● ENTRIES SHOWN
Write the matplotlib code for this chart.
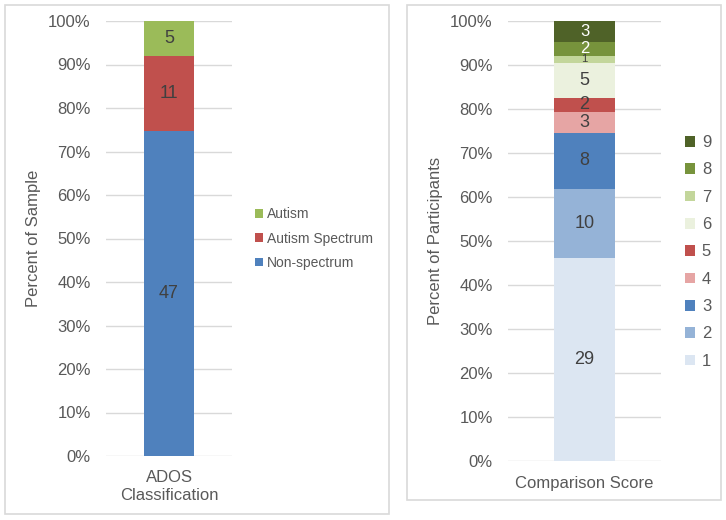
import matplotlib.pyplot as plt
from matplotlib.patches import Rectangle
from matplotlib.ticker import PercentFormatter

plt.rcParams['font.family'] = ['Liberation Sans', 'DejaVu Sans']

# left chart: ADOS classification counts (bottom to top)
ados_cats = ['Non-spectrum', 'Autism Spectrum', 'Autism']
ados_counts = [47, 11, 5]
ados_colors = ['#4F81BD', '#C0504D', '#9BBB59']

# right chart: comparison score counts (1 at bottom .. 9 at top)
score_cats = ['1', '2', '3', '4', '5', '6', '7', '8', '9']
score_counts = [29, 10, 8, 3, 2, 5, 1, 2, 3]
score_colors = ['#DCE6F2', '#95B3D7', '#4F81BD', '#E6A5A4', '#C0504D',
                '#EBF1DE', '#C3D69B', '#77933C', '#4F6228']
score_label_colors = ['#404040'] * 7 + ['white', 'white']
score_label_sizes = [13] * 6 + [8, 12, 12]

tick_gray = '#595959'
grid_gray = '#D9D9D9'

fig = plt.figure(figsize=(7.26, 5.2), dpi=100)

# panel frames
fig.patches.append(Rectangle((5 / 726, 1 - 514 / 520), 384 / 726, 509 / 520,
                             transform=fig.transFigure, fill=False,
                             edgecolor=grid_gray, linewidth=1.2))
fig.patches.append(Rectangle((407 / 726, 1 - 500 / 520), 314 / 726, 495 / 520,
                             transform=fig.transFigure, fill=False,
                             edgecolor=grid_gray, linewidth=1.2))


def style_axis(ax, xlabel, ylabel, xpad):
    ax.set_xlim(-0.5, 0.5)
    ax.set_ylim(0, 1)
    ax.set_yticks([i / 10 for i in range(11)])
    ax.yaxis.set_major_formatter(PercentFormatter(1.0, decimals=0))
    ax.set_xticks([0])
    ax.set_xticklabels([xlabel], linespacing=1.25)
    ax.tick_params(axis='both', length=0, labelsize=12, labelcolor=tick_gray)
    ax.tick_params(axis='y', pad=11)
    ax.tick_params(axis='x', pad=xpad)
    ax.set_ylabel(ylabel, fontsize=12, color=tick_gray, labelpad=5)
    ax.grid(axis='y', color=grid_gray, linewidth=1)
    ax.set_axisbelow(True)
    for key, spine in ax.spines.items():
        spine.set_visible(False)


# left chart
ax1 = fig.add_axes([106 / 726, 1 - 456 / 520, 126 / 726, 435 / 520])
total = sum(ados_counts)
bottom = 0
for cat, n, c in zip(ados_cats, ados_counts, ados_colors):
    bars = ax1.bar(0, n / total, bottom=bottom, width=0.397, color=c, label=cat)
    ax1.bar_label(bars, labels=[str(n)], label_type='center', fontsize=13,
                  color='#404040')
    bottom += n / total
style_axis(ax1, 'ADOS\nClassification', 'Percent of Sample', 10)
h, l = ax1.get_legend_handles_labels()
ax1.legend(h[::-1], l[::-1], loc='center left', bbox_to_anchor=(1.08, 0.5),
           frameon=False, fontsize=10, labelcolor=tick_gray,
           handlelength=0.6, handleheight=0.6, handletextpad=0.3,
           labelspacing=0.75)

# right chart
ax2 = fig.add_axes([508 / 726, 1 - 461 / 520, 153 / 726, 440 / 520])
total = sum(score_counts)
bottom = 0
for cat, n, c, lc, fs in zip(score_cats, score_counts, score_colors,
                             score_label_colors, score_label_sizes):
    bars = ax2.bar(0, n / total, bottom=bottom, width=0.4, color=c, label=cat)
    ax2.bar_label(bars, labels=[str(n)], label_type='center', fontsize=fs,
                  color=lc)
    bottom += n / total
style_axis(ax2, 'Comparison Score', 'Percent of Participants', 11)
h, l = ax2.get_legend_handles_labels()
ax2.legend(h[::-1], l[::-1], loc='center left', bbox_to_anchor=(1.06, 0.475),
           frameon=False, fontsize=12, labelcolor=tick_gray,
           handlelength=0.6, handleheight=0.6, handletextpad=0.4,
           labelspacing=0.74)

fig.savefig('out.png', dpi=100)
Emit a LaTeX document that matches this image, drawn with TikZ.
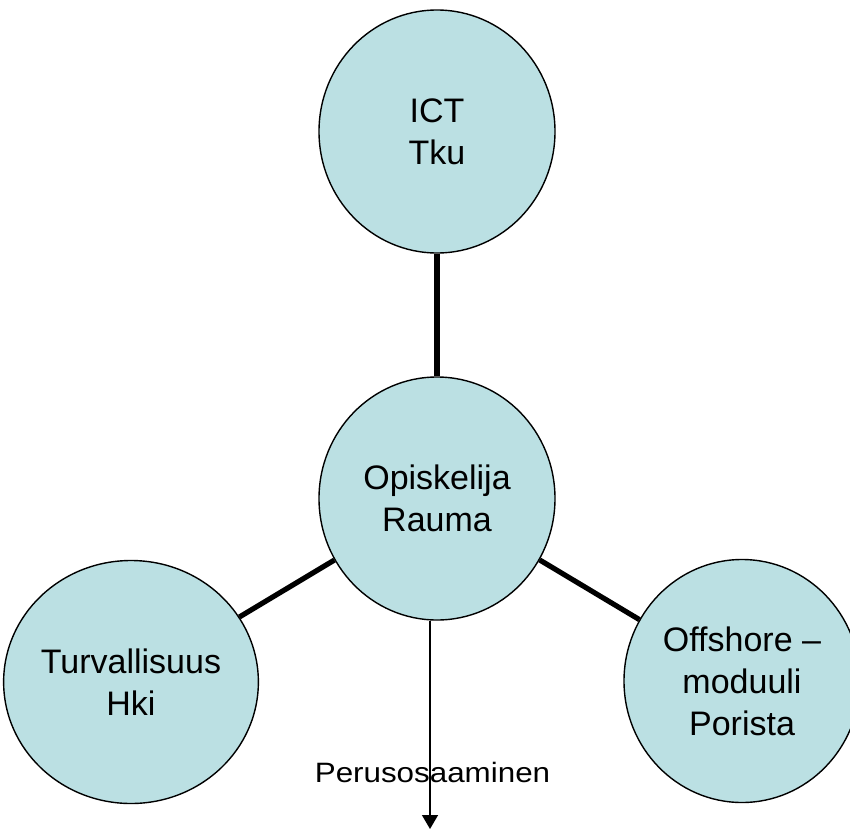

● INSTRUCTIONS FOR THE TASK
Every line above should be repeated exactly; pictures stay out of the copy.

● SOLUTION TO THIS PROBLEM
Write the matplotlib code for this chart.
import matplotlib.pyplot as plt
from matplotlib.patches import Rectangle
from matplotlib.ticker import PercentFormatter

plt.rcParams['font.family'] = ['Liberation Sans', 'DejaVu Sans']

# left chart: ADOS classification counts (bottom to top)
ados_cats = ['Non-spectrum', 'Autism Spectrum', 'Autism']
ados_counts = [47, 11, 5]
ados_colors = ['#4F81BD', '#C0504D', '#9BBB59']

# right chart: comparison score counts (1 at bottom .. 9 at top)
score_cats = ['1', '2', '3', '4', '5', '6', '7', '8', '9']
score_counts = [29, 10, 8, 3, 2, 5, 1, 2, 3]
score_colors = ['#DCE6F2', '#95B3D7', '#4F81BD', '#E6A5A4', '#C0504D',
                '#EBF1DE', '#C3D69B', '#77933C', '#4F6228']
score_label_colors = ['#404040'] * 7 + ['white', 'white']
score_label_sizes = [13] * 6 + [8, 12, 12]

tick_gray = '#595959'
grid_gray = '#D9D9D9'

fig = plt.figure(figsize=(7.26, 5.2), dpi=100)

# panel frames
fig.patches.append(Rectangle((5 / 726, 1 - 514 / 520), 384 / 726, 509 / 520,
                             transform=fig.transFigure, fill=False,
                             edgecolor=grid_gray, linewidth=1.2))
fig.patches.append(Rectangle((407 / 726, 1 - 500 / 520), 314 / 726, 495 / 520,
                             transform=fig.transFigure, fill=False,
                             edgecolor=grid_gray, linewidth=1.2))


def style_axis(ax, xlabel, ylabel, xpad):
    ax.set_xlim(-0.5, 0.5)
    ax.set_ylim(0, 1)
    ax.set_yticks([i / 10 for i in range(11)])
    ax.yaxis.set_major_formatter(PercentFormatter(1.0, decimals=0))
    ax.set_xticks([0])
    ax.set_xticklabels([xlabel], linespacing=1.25)
    ax.tick_params(axis='both', length=0, labelsize=12, labelcolor=tick_gray)
    ax.tick_params(axis='y', pad=11)
    ax.tick_params(axis='x', pad=xpad)
    ax.set_ylabel(ylabel, fontsize=12, color=tick_gray, labelpad=5)
    ax.grid(axis='y', color=grid_gray, linewidth=1)
    ax.set_axisbelow(True)
    for key, spine in ax.spines.items():
        spine.set_visible(False)


# left chart
ax1 = fig.add_axes([106 / 726, 1 - 456 / 520, 126 / 726, 435 / 520])
total = sum(ados_counts)
bottom = 0
for cat, n, c in zip(ados_cats, ados_counts, ados_colors):
    bars = ax1.bar(0, n / total, bottom=bottom, width=0.397, color=c, label=cat)
    ax1.bar_label(bars, labels=[str(n)], label_type='center', fontsize=13,
                  color='#404040')
    bottom += n / total
style_axis(ax1, 'ADOS\nClassification', 'Percent of Sample', 10)
h, l = ax1.get_legend_handles_labels()
ax1.legend(h[::-1], l[::-1], loc='center left', bbox_to_anchor=(1.08, 0.5),
           frameon=False, fontsize=10, labelcolor=tick_gray,
           handlelength=0.6, handleheight=0.6, handletextpad=0.3,
           labelspacing=0.75)

# right chart
ax2 = fig.add_axes([508 / 726, 1 - 461 / 520, 153 / 726, 440 / 520])
total = sum(score_counts)
bottom = 0
for cat, n, c, lc, fs in zip(score_cats, score_counts, score_colors,
                             score_label_colors, score_label_sizes):
    bars = ax2.bar(0, n / total, bottom=bottom, width=0.4, color=c, label=cat)
    ax2.bar_label(bars, labels=[str(n)], label_type='center', fontsize=fs,
                  color=lc)
    bottom += n / total
style_axis(ax2, 'Comparison Score', 'Percent of Participants', 11)
h, l = ax2.get_legend_handles_labels()
ax2.legend(h[::-1], l[::-1], loc='center left', bbox_to_anchor=(1.06, 0.475),
           frameon=False, fontsize=12, labelcolor=tick_gray,
           handlelength=0.6, handleheight=0.6, handletextpad=0.4,
           labelspacing=0.74)

fig.savefig('out.png', dpi=100)
Emit a LaTeX document that matches this image, drawn with TikZ.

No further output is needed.